Louisiana refineries continue to obtain most of their crude supply from outside the state as oil production within the state continues to decline. Only about 15% comes from Louisiana. This trend is depicted in the graph of Figure 4, which shows Louisiana refinery operable capacity and oil production since 1900. Of the outside sources supplying crude to Louisiana refineries, foreign countries provide the most at 58%, the OCS is next at 22%, and other states at 5%. Figure 5 shows the historical sources of crude oil for Louisiana refineries for the period 1981-1995. Generally, the smaller refineries use a greater percentage of Louisiana crude than the large refineries to satisfy their total requirements. Figure 6 shows the percentage crude source for each Louisiana refinery for 1995.

Since the beginning of the year through May, the monthly Gulf Coast Refinery Margin has been increasing. The margin was / 0.47/bbl in January and reached a maximum of / 1.73/ bbl in March and decreased to / 0.94/bbl in May. Figure 7 shows the yearly average cash margins for the period 1976-1995, and monthly for 1996 through May.

The identity and location of each of Louisiana's eighteen refineries that were operating as of November 30, 1996, are shown on the map of Figure 1. Mailing addresses and contacts are listed in Table 4. A description of the physical location of each refinery is given in Table 5. Operating Refinery Name History can be found in Table 6 and Non-Operating Refinery Name History can be found in Table 9.

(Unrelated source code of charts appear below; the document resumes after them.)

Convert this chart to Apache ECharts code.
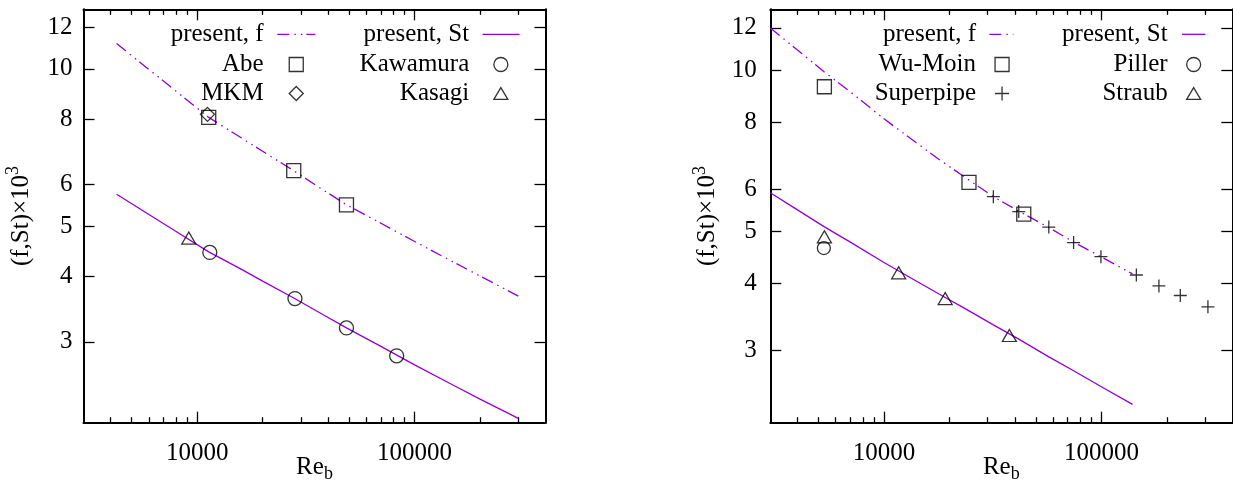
<!DOCTYPE html>
<html><head><meta charset="utf-8">
<script src="https://cdn.jsdelivr.net/npm/echarts@6/dist/echarts.min.js"></script>
<style>html,body{margin:0;padding:0;background:#fff}#c{width:1233px;height:486px}</style>
</head><body><div id="c"></div>
<script>
// ---------- tick labels ----------
const xTickMajor = [10000, 100000];
const xTickMinor = [4000, 5000, 6000, 7000, 8000, 9000, 20000, 30000, 40000, 50000, 60000, 70000, 80000, 90000, 200000, 300000];
const yTicks = [3, 4, 5, 6, 8, 10, 12];

// ---------- left panel (channel) ----------
const leftCurveRe = [4260, 6000, 8000, 11300, 16000, 20000, 27800, 38000, 48600, 70000, 100000, 150000, 200000, 300000];
const leftCurveF  = [11.18, 9.97, 9.06, 8.07, 7.37, 6.95, 6.38, 5.86, 5.49, 5.06, 4.67, 4.27, 4.01, 3.67];
const leftCurveSt = [5.75, 5.26, 4.88, 4.46, 4.13, 3.92, 3.64, 3.38, 3.19, 2.94, 2.71, 2.48, 2.33, 2.14];
const reAbe = [11300, 27800, 48600];
const fAbe = [8.07, 6.38, 5.49];
const reMKM = [11150];
const fMKM = [8.18];
const reKawamura = [11430, 28160, 48600, 82700];
const stKawamura = [4.45, 3.63, 3.19, 2.82];
const reKasagi = [9150];
const stKasagi = [4.74];

// ---------- right panel (pipe) ----------
const rightCurveRe = [3000, 4000, 5300, 7000, 10000, 14000, 18000, 23400, 31850, 41670, 57300, 74500, 99500, 139000];
const rightCurveF  = [12.0, 10.91, 9.94, 9.12, 8.12, 7.34, 6.81, 6.33, 5.81, 5.46, 5.09, 4.78, 4.49, 4.17];
const rightCurveSt = [5.91, 5.49, 5.11, 4.78, 4.38, 4.05, 3.82, 3.60, 3.35, 3.15, 2.92, 2.75, 2.57, 2.38];
const reWuMoin = [5320, 24600, 43950];
const fWuMoin = [9.32, 6.18, 5.39];
const reSuperpipe = [31850, 41670, 57300, 74500, 99500, 144800, 183900, 230600, 309000];
const fSuperpipe = [5.81, 5.45, 5.10, 4.77, 4.49, 4.15, 3.96, 3.80, 3.62];
const rePiller = [5290];
const stPiller = [4.66];
const reStraub = [5320, 11680, 19120, 37720];
const stStraub = [4.89, 4.19, 3.75, 3.20];

// ---------- styling ----------
const FONT = "'Liberation Serif','Times New Roman',serif";
const PURPLE = '#9400d3';
const DASH = [12, 5, 1.5, 5, 1.5, 4];
const BLACK = '#000';
const PLUS = 'path://M0,5H10M5,0V10';
const TRI = 'path://M5,0L10,8.5L0,8.5Z';

function pairs(xs, ys) { return xs.map((x, i) => [x, ys[i]]); }

function xAxes(gi) {
  const base = {
    type: 'log', logBase: 10, gridIndex: gi, min: 3000, max: 400000,
    splitLine: { show: false }, minorTick: { show: false }, minorSplitLine: { show: false },
    axisLine: { show: true, onZero: false, lineStyle: { color: BLACK, width: 2 } },
    axisLabel: { show: false }
  };
  const major = { show: true, inside: true, length: 11, customValues: xTickMajor, lineStyle: { color: BLACK, width: 1.3 } };
  const minor = { show: true, inside: true, length: 5.5, customValues: xTickMinor, lineStyle: { color: BLACK, width: 1.3 } };
  return [
    Object.assign({}, base, {
      position: 'bottom', axisTick: major,
      axisLabel: { show: true, customValues: xTickMajor, formatter: v => String(Math.round(v)),
        fontFamily: FONT, fontSize: 25, color: BLACK, margin: 18 },
      name: '{a|Re}{b|b}', nameLocation: 'middle', nameGap: 28, nameMoveOverlap: false,
      nameTextStyle: { color: BLACK, fontFamily: FONT, rich: {
        a: { fontSize: 25, lineHeight: 33, fontFamily: FONT, color: BLACK },
        b: { fontSize: 18, lineHeight: 18, verticalAlign: 'bottom', fontFamily: FONT, color: BLACK } } }
    }),
    Object.assign({}, base, { position: 'bottom', axisLine: { show: false, onZero: false }, axisTick: minor }),
    Object.assign({}, base, { position: 'top', axisTick: major }),
    Object.assign({}, base, { position: 'top', axisLine: { show: false, onZero: false }, axisTick: minor })
  ];
}

function yAxes(gi, min, max, nameGap, margin) {
  const base = {
    type: 'log', logBase: 10, gridIndex: gi, min: min, max: max,
    splitLine: { show: false }, minorTick: { show: false }, minorSplitLine: { show: false },
    axisLine: { show: true, onZero: false, lineStyle: { color: BLACK, width: 2 } },
    axisTick: { show: true, inside: true, length: 11, customValues: yTicks, lineStyle: { color: BLACK, width: 1.3 } },
    axisLabel: { show: false }
  };
  return [
    Object.assign({}, base, {
      position: 'left',
      axisLabel: { show: true, customValues: yTicks, formatter: v => String(Math.round(v)),
        fontFamily: FONT, fontSize: 25, color: BLACK, margin: margin },
      name: '{a|(f,St)×10}{s|3}', nameLocation: 'middle', nameRotate: 90, nameGap: nameGap, nameMoveOverlap: false,
      nameTextStyle: { color: BLACK, fontFamily: FONT, rich: {
        a: { fontSize: 25, lineHeight: 33, fontFamily: FONT, color: BLACK },
        s: { fontSize: 18, lineHeight: 18, verticalAlign: 'top', fontFamily: FONT, color: BLACK } } }
    }),
    Object.assign({}, base, { position: 'right' })
  ];
}

function curve(name, xi, yi, xs, ys, dashed) {
  return { type: 'line', name: name, xAxisIndex: xi, yAxisIndex: yi, data: pairs(xs, ys),
    symbol: 'none', showSymbol: false, silent: true, z: 2, smooth: false,
    lineStyle: { color: PURPLE, width: 1.3, type: dashed ? DASH : 'solid' },
    itemStyle: { color: PURPLE } };
}
function points(name, xi, yi, xs, ys, symbol, size) {
  return { type: 'scatter', name: name, xAxisIndex: xi, yAxisIndex: yi, data: pairs(xs, ys),
    symbol: symbol, symbolSize: size, silent: true, z: 3,
    itemStyle: { color: 'transparent', borderColor: BLACK, borderWidth: 1.3 } };
}

const textBase = { fontFamily: FONT, fontSize: 25, color: BLACK, lineHeight: 29 };
function legendLine(name, right, top, width, padR) {
  return { data: [{ name: name, itemStyle: { opacity: 0 } }], orient: 'vertical', align: 'right',
    right: right, top: top, itemWidth: width, itemHeight: 14, itemGap: 0, padding: 0, selectedMode: false,
    lineStyle: { width: 1.3 },
    textStyle: Object.assign({}, textBase, { padding: [4, padR, 0, 0] }) };
}
function legendSym(items, right, top, padR) {
  return { data: items, orient: 'vertical', align: 'right',
    right: right, top: top, itemWidth: 14, itemHeight: 14, itemGap: 0, padding: 0, selectedMode: false,
    itemStyle: { borderWidth: 1.3 },
    textStyle: Object.assign({}, textBase, { padding: [0, padR, 0, 0] }) };
}

const option = {
  animation: false,
  backgroundColor: '#fff',
  grid: [
    { left: 83.5, top: 9.3, width: 462, height: 413.4, containLabel: false, outerBoundsMode: 'none' },
    { left: 770.3, top: 9.3, width: 462, height: 413.4, containLabel: false, outerBoundsMode: 'none' }
  ],
  xAxis: xAxes(0).concat(xAxes(1)),
  yAxis: yAxes(0, 2.1, 13, 46, 11).concat(yAxes(1, 2.2, 13, 46, 13.5)),
  legend: [
    legendLine('present, f', 917, 17.8, 38, 8.7),
    legendSym([{ name: 'Abe' }, { name: 'MKM' }], 929.1, 50, 20.6),
    legendLine('present, St', 712.8, 17.8, 37, 8.4),
    legendSym([{ name: 'Kawamura' }, { name: 'Kasagi', icon: TRI }], 724.5, 50, 19.6),
    legendLine('present, f', 219, 17.8, 24, 8.3),
    legendSym([{ name: 'Wu-Moin' }, { name: 'Superpipe' }], 223.3, 50, 14),
    legendLine('present, St', 27, 17.8, 23.3, 9.4),
    legendSym([{ name: 'Piller' }, { name: 'Straub', icon: TRI }], 31.7, 50, 14)
  ],
  series: [
    curve('present, f', 0, 0, leftCurveRe, leftCurveF, true),
    curve('present, St', 0, 0, leftCurveRe, leftCurveSt, false),
    points('Abe', 0, 0, reAbe, fAbe, 'rect', 14),
    points('MKM', 0, 0, reMKM, fMKM, 'diamond', 14),
    points('Kawamura', 0, 0, reKawamura, stKawamura, 'circle', 14),
    points('Kasagi', 0, 0, reKasagi, stKasagi, 'triangle', [14, 12]),
    curve('present, f', 4, 2, rightCurveRe, rightCurveF, true),
    curve('present, St', 4, 2, rightCurveRe, rightCurveSt, false),
    points('Wu-Moin', 4, 2, reWuMoin, fWuMoin, 'rect', 14),
    points('Superpipe', 4, 2, reSuperpipe, fSuperpipe, PLUS, 13),
    points('Piller', 4, 2, rePiller, stPiller, 'circle', 13),
    points('Straub', 4, 2, reStraub, stStraub, 'triangle', [14, 12])
  ]
};

const chart = echarts.init(document.getElementById('c'), null, { renderer: 'canvas' });
chart.setOption(option);
</script>
</body></html>
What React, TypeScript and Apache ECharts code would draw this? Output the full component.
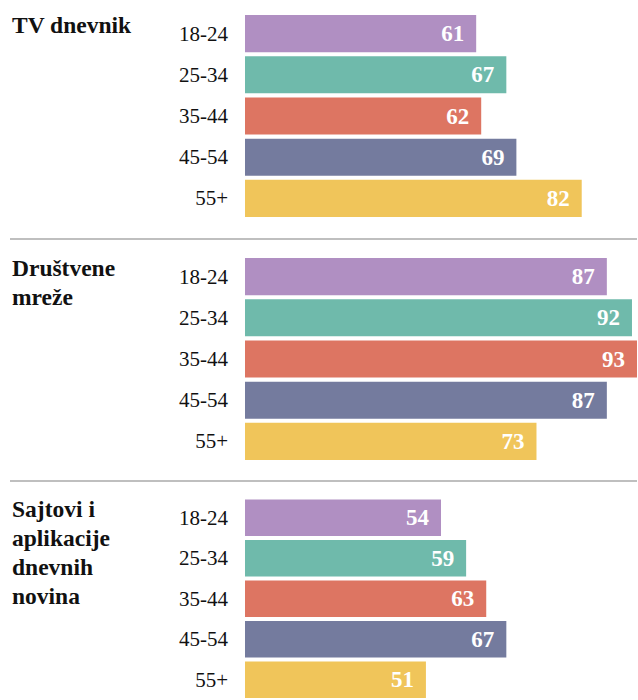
import React, { useEffect, useRef } from "react";
import * as echarts from "echarts";

const ageGroups = ["18-24", "25-34", "35-44", "45-54", "55+"];
const groupTitles = ["TV dnevnik", "Društvene\nmreže", "Sajtovi i\naplikacije\ndnevnih\nnovina"];
const tvValues = [61, 67, 62, 69, 82];
const socialValues = [87, 92, 93, 87, 73];
const newsSiteValues = [54, 59, 63, 67, 51];
const barColors = ["#b08fc2", "#6fbaab", "#dd7562", "#747b9e", "#f0c55a"];

const FONT = '"Liberation Serif", "DejaVu Serif", serif';

export default function App() {
  const ref = useRef<HTMLDivElement>(null);
  useEffect(() => {
    document.body.style.margin = "0";
    if (!ref.current) return;
    const chart = echarts.init(ref.current, null, { renderer: "svg" });
    const allValues = [tvValues, socialValues, newsSiteValues];
    const gridTops = [13, 256, 497.5];
    const gridHeights = [206, 206, 208];
    const grids = gridTops.map((t, i) => ({ left: 245, right: 1, top: t, height: gridHeights[i] }));
    const xAxes = gridTops.map((_, i) => ({
      type: "value",
      gridIndex: i,
      min: 15,
      max: 93,
      show: false,
    }));
    const yAxes = gridTops.map((_, i) => ({
      type: "category",
      gridIndex: i,
      data: ageGroups,
      inverse: true,
      axisLine: { show: false },
      axisTick: { show: false },
      axisLabel: {
        margin: 17,
        color: "#111",
        fontFamily: FONT,
        fontSize: 21,
      },
    }));
    const series = allValues.map((vals, i) => ({
      type: "bar",
      xAxisIndex: i,
      yAxisIndex: i,
      barCategoryGap: "10%",
      data: vals.map((v, j) => ({ value: v, itemStyle: { color: barColors[j] } })),
      label: {
        show: true,
        position: "insideRight",
        distance: 12,
        color: "#fff",
        fontFamily: FONT,
        fontWeight: "bold",
        fontSize: 23,
      },
    }));
    const graphic: any[] = groupTitles.map((t, i) => ({
      type: "text",
      left: 12,
      top: gridTops[i] - 3,
      style: {
        text: t,
        font: `bold 23.5px ${FONT}`,
        fill: "#111",
        lineHeight: 29,
      },
    }));
    [239, 481].forEach((y) => {
      graphic.push({
        type: "line",
        shape: { x1: 10, y1: y, x2: 637, y2: y },
        style: { stroke: "#aaaaaa", lineWidth: 1.5 },
      });
    });
    chart.setOption({
      animation: false,
      grid: grids,
      xAxis: xAxes,
      yAxis: yAxes,
      series,
      graphic,
    });
    return () => chart.dispose();
  }, []);
  return <div ref={ref} style={{ width: 638, height: 700 }} />;
}
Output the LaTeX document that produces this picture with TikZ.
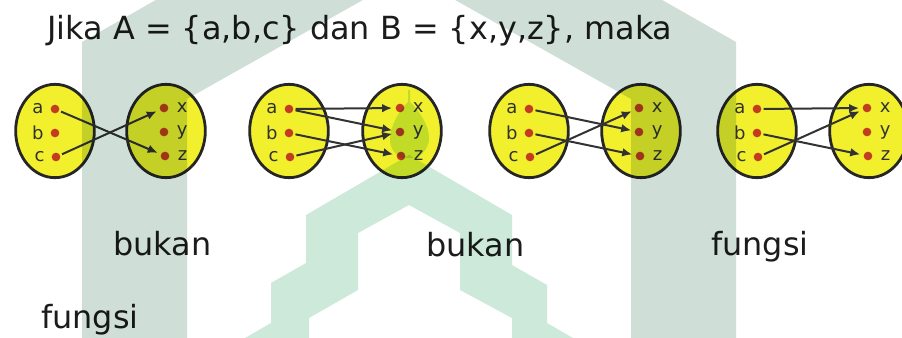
\documentclass[tikz,border=0pt]{standalone}
\usepackage{fontspec}
\setmainfont{DejaVu Sans}
\usetikzlibrary{shapes.geometric,arrows.meta}
\definecolor{setyellow}{RGB}{242,240,45}
\definecolor{dotred}{RGB}{196,60,32}
\definecolor{inkgrey}{RGB}{50,50,50}
\definecolor{wordink}{RGB}{28,28,28}
\definecolor{wmgrey}{RGB}{207,222,215}
\definecolor{wmgreen}{RGB}{204,233,217}
\tikzset{%
    setoval/.style={ellipse, draw=black!85, line width=2.1pt, fill=setyellow,
    	minimum width=59pt, minimum height=70pt, inner sep=0},
    elem/.style={circle, fill=dotred, minimum size=6.5pt, inner sep=0},
    map/.style={draw=inkgrey, line width=1.5pt, -{Latex[length=7.5pt,width=6.5pt]},
    	shorten <=1.5pt, shorten >=2.5pt},
    wordtext/.style={anchor=base west, inner sep=0, text=wordink,
    	font=\fontsize{23.9}{28}\selectfont},
    every label/.style={inner sep=0, text=inkgrey, font=\fontsize{13.5}{15}\selectfont}
}

\begin{document}
\begin{tikzpicture}[x=0.75pt, y=-0.75pt]
  \useasboundingbox (0,0) rectangle (902,338);

  \node (title) [wordtext] at (47,39.5) {Jika A = \{a,b,c\} dan B = \{x,y,z\}, maka};

  % the four pairs of sets
  \foreach \n/\ax/\bx in {1/55/166, 2/289/402, 3/529/641, 4/757/869} {
    \node (A\n) [setoval] at (\ax,131) {};
    \node (B\n) [setoval] at (\bx,131) {};
    \node (a\n) [elem, label={[label distance=5pt]left:a}] at (\ax,109) {};
    \node (b\n) [elem, label={[label distance=5pt]left:b}] at (\ax,133) {};
    \node (c\n) [elem, label={[label distance=5pt]left:c}] at (\ax+1,157) {};
    \node (x\n) [elem, label={[label distance=6pt]right:x}] at (\bx-2,108) {};
    \node (y\n) [elem, label={[label distance=6pt]right:y}] at (\bx-2,132) {};
    \node (z\n) [elem, label={[label distance=6pt]right:z}] at (\bx-1,156) {};
  }

  \draw[map] (a1) -- (z1);
  \draw[map] (c1) -- (x1);

  \draw[map] (a2) -- (x2);
  \draw[map] (a2) -- (y2);
  \draw[map] (b2) -- (z2);
  \draw[map] (c2) -- (y2);

  \draw[map] (a3) -- (y3);
  \draw[map] (b3) -- (z3);
  \draw[map] (c3) -- (x3);

  \draw[map] (a4) -- (x4);
  \draw[map] (b4) -- (z4);
  \draw[map] (c4) -- (x4);

  \node (note1) [wordtext] at (113,255) {bukan};
  \node (note2) [wordtext] at (426,256) {bukan};
  \node (note3) [wordtext] at (711,255) {fungsi};
  \node (note4) [wordtext] at (41,328) {fungsi};

  % watermark
  \begin{scope}[blend mode=multiply]
    \clip (0,0) rectangle (902,338);
    \fill[wmgrey] (82,338) -- (82,42) -- (409,-144) -- (736,42) -- (736,338)
      -- (631,338) -- (631,99) -- (409,-26) -- (187,99) -- (187,338) -- cycle;
    \fill[wmgreen] (245,338) -- (271,323) -- (271,283) -- (306,263) -- (306,215)
      -- (409,155) -- (512,215) -- (512,265) -- (547,285) -- (547,323) -- (573,338)
      -- (512,338) -- (512,318) -- (460,290) -- (460,233) -- (409,205)
      -- (358,233) -- (358,290) -- (309,318) -- (309,338) -- cycle;
    \fill[wmgreen] (408,90) -- (410,90) -- (410,102)
      .. controls (418,110) and (430,125) .. (429,140)
      .. controls (428,148) and (424,152) .. (418,158) -- (400,158)
      .. controls (394,152) and (390,148) .. (390,140)
      .. controls (390,125) and (400,110) .. (408,102) -- cycle;
  \end{scope}
\end{tikzpicture}
\end{document}
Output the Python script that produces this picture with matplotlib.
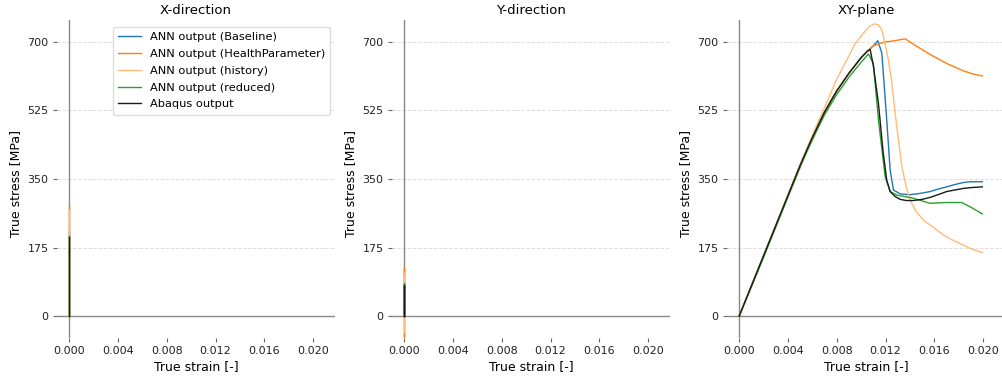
import matplotlib
matplotlib.use("Agg")
import matplotlib.pyplot as plt

# ---------------- data ----------------
series_labels = ["ANN output (Baseline)", "ANN output (HealthParameter)",
                 "ANN output (history)", "ANN output (reduced)", "Abaqus output"]
series_colors = ["#1f77b4", "#ff7f0e", "#ffbb78", "#2ca02c", "#1a1a1a"]

panel_titles = ["X-direction", "Y-direction", "XY-plane"]
y_ticks = [0, 175, 350, 525, 700]
x_ticks = [0.000, 0.004, 0.008, 0.012, 0.016, 0.020]

# X-direction: strain stays at ~0 while stress rises
x_dir_strain = [0.0, 0.0]
x_dir_stress = {
    "ANN output (Baseline)":        [0.0, 215.0],
    "ANN output (HealthParameter)": [0.0, 284.0],
    "ANN output (history)":         [0.0, 270.0],
    "ANN output (reduced)":         [0.0, 205.0],
    "Abaqus output":                [0.0, 202.0],
}

# Y-direction
y_dir_strain = [0.0, 0.0, 0.0]
y_dir_stress = {
    "ANN output (Baseline)":        [0.0, 80.0, 0.0],
    "ANN output (HealthParameter)": [0.0, 123.0, -54.0],
    "ANN output (history)":         [0.0, 110.0, -40.0],
    "ANN output (reduced)":         [0.0, 84.0, 0.0],
    "Abaqus output":                [0.0, 80.0, 0.0],
}

# XY-plane (shear)
abaqus_strain = [0.0, 0.002, 0.004, 0.005, 0.0055, 0.006, 0.007, 0.008, 0.009, 0.010,
                 0.0105, 0.01074, 0.0110, 0.01142, 0.0118, 0.0121, 0.01238,
                 0.0128, 0.0132, 0.0137, 0.01429, 0.0150, 0.01566, 0.0164,
                 0.01702, 0.0177, 0.01839, 0.0190, 0.01994]
abaqus_stress = [0.0, 154.0, 308.0, 385.0, 421.0, 456.0, 521.0, 575.0, 620.0, 660.0,
                 676.0, 681.0, 640.0, 543.0, 420.0, 347.0, 318.0,
                 305.0, 298.0, 295.0, 295.0, 298.0, 303.0, 311.0,
                 318.0, 322.0, 326.0, 328.0, 330.0]

baseline_strain = [0.0, 0.002, 0.004, 0.005, 0.0055, 0.006, 0.007, 0.008, 0.009, 0.010,
                   0.0105, 0.0110, 0.01137, 0.0117, 0.0121, 0.01238, 0.01265,
                   0.0132, 0.0140, 0.01457, 0.0150, 0.01566, 0.0164, 0.01702,
                   0.0177, 0.01839, 0.0190, 0.01994]
baseline_stress = [0.0, 154.0, 308.0, 385.0, 421.0, 456.0, 521.0, 575.0, 620.0, 660.0,
                   676.0, 690.0, 703.0, 671.0, 501.0, 373.0, 322.0,
                   312.0, 310.0, 312.0, 314.0, 318.0, 325.0, 330.0,
                   336.0, 341.0, 343.0, 343.0]

health_strain = [0.0, 0.002, 0.004, 0.005, 0.0055, 0.006, 0.007, 0.008, 0.009, 0.010,
                 0.0105, 0.0110, 0.01183, 0.0127, 0.01361, 0.0145, 0.01566,
                 0.01702, 0.01839, 0.0192, 0.01994]
health_stress = [0.0, 154.0, 308.0, 385.0, 421.0, 456.0, 521.0, 575.0, 620.0, 660.0,
                 676.0, 690.0, 699.0, 703.0, 708.0, 690.0, 668.0,
                 645.0, 626.0, 618.0, 613.0]

history_strain = [0.0, 0.002, 0.004, 0.005, 0.0055, 0.006, 0.007, 0.00746, 0.008,
                  0.00883, 0.0095, 0.01019, 0.0107, 0.01107, 0.0114, 0.0117, 0.0120,
                  0.01224, 0.0125, 0.01279, 0.0131, 0.01334, 0.0137, 0.01402,
                  0.0145, 0.01511, 0.0160, 0.01675, 0.0175, 0.01839, 0.0190,
                  0.01994]
history_stress = [0.0, 154.0, 310.0, 388.0, 425.0, 462.0, 533.0, 565.0, 605.0,
                  654.0, 695.0, 722.0, 740.0, 746.0, 744.0, 731.0, 690.0,
                  654.0, 600.0, 518.0, 440.0, 381.0, 330.0, 296.0,
                  268.0, 245.0, 225.0, 207.0, 194.0, 181.0, 172.0,
                  162.0]

reduced_strain = [0.0, 0.002, 0.004, 0.005, 0.0055, 0.006, 0.007, 0.008, 0.009, 0.010,
                  0.0106, 0.0110, 0.01142, 0.01197, 0.01238, 0.01292, 0.0136,
                  0.01429, 0.0150, 0.01566, 0.01702, 0.01825, 0.0190, 0.01994]
reduced_stress = [0.0, 150.0, 304.0, 380.0, 416.0, 450.0, 514.0, 566.0, 610.0, 648.0,
                  669.0, 645.0, 501.0, 356.0, 318.0, 309.0, 305.0,
                  301.0, 294.0, 288.0, 290.0, 290.0, 278.0, 261.0]

xy_strain = {
    "ANN output (Baseline)": baseline_strain,
    "ANN output (HealthParameter)": health_strain,
    "ANN output (history)": history_strain,
    "ANN output (reduced)": reduced_strain,
    "Abaqus output": abaqus_strain,
}
xy_stress = {
    "ANN output (Baseline)": baseline_stress,
    "ANN output (HealthParameter)": health_stress,
    "ANN output (history)": history_stress,
    "ANN output (reduced)": reduced_stress,
    "Abaqus output": abaqus_stress,
}

# ---------------- figure ----------------
fig = plt.figure(figsize=(10.03, 3.8), dpi=100)
W, H = 1003.0, 380.0
lefts = [57, 392, 727]
ax_w, top_px, bot_px = 278, 20, 338

panels = [
    ({k: x_dir_strain for k in series_labels}, x_dir_stress),
    ({k: y_dir_strain for k in series_labels}, y_dir_stress),
    (xy_strain, xy_stress),
]

for i, (strains, stresses) in enumerate(panels):
    ax = fig.add_axes([lefts[i] / W, 1 - bot_px / H, ax_w / W, (bot_px - top_px) / H])
    for s in ax.spines.values():
        s.set_visible(False)
    ax.axhline(0, color="#888888", lw=1.0, zorder=1)
    ax.axvline(0, color="#888888", lw=1.0, zorder=1)
    ax.set_yticks(y_ticks)
    ax.set_xticks(x_ticks)
    ax.set_xticklabels([f"{v:.3f}" for v in x_ticks])
    ax.grid(axis="y", color="#dddddd", linestyle="--", linewidth=0.7)
    ax.set_axisbelow(True)
    ax.tick_params(axis="both", length=3, color="#666666", labelsize=8,
                   labelcolor="#222222", pad=3)
    for lab, col in zip(series_labels, series_colors):
        ax.plot(strains[lab], stresses[lab], color=col, lw=1.0, label=lab, zorder=3)
    ax.set_xlim(-0.001, 0.0218)
    ax.set_ylim(-56, 756)
    ax.set_title(panel_titles[i], fontsize=9.5, pad=4)
    ax.set_xlabel("True strain [-]", fontsize=9)
    ax.set_ylabel("True stress [MPa]", fontsize=9)
    ax.xaxis.set_label_coords(0.5, -0.069)
    ax.yaxis.set_label_coords(-0.126, 0.485)
    if i == 0:
        ax.legend(loc="upper right", bbox_to_anchor=(0.982, 0.978),
                  borderaxespad=0.0, fontsize=8.2, frameon=True,
                  edgecolor="#dddddd", framealpha=1.0, handlelength=2.0,
                  labelspacing=0.6, borderpad=0.45)

fig.savefig("out.png", dpi=100)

Shell and Texaco Plan Joint Venture (October 7, 1996):

Shell and Texaco are proposing to form a joint venture that would combine their refining and marketing operations in the United States. The talks include Star Enterprise (Texaco's joint venture with the Saudi state owned Saudi Aramco). Future oil supplies would be guaranteed since Saudi Arabia is the world's largest oil producer.

Excess capacity and rising crude oil prices have driven profits down and refineries are looking to reverse the trend. The U.S. industry spent $10.6 billion in 1994 for refinery improvements to comply with environmental regulations. Similar amounts were spent in 1992 and 1993.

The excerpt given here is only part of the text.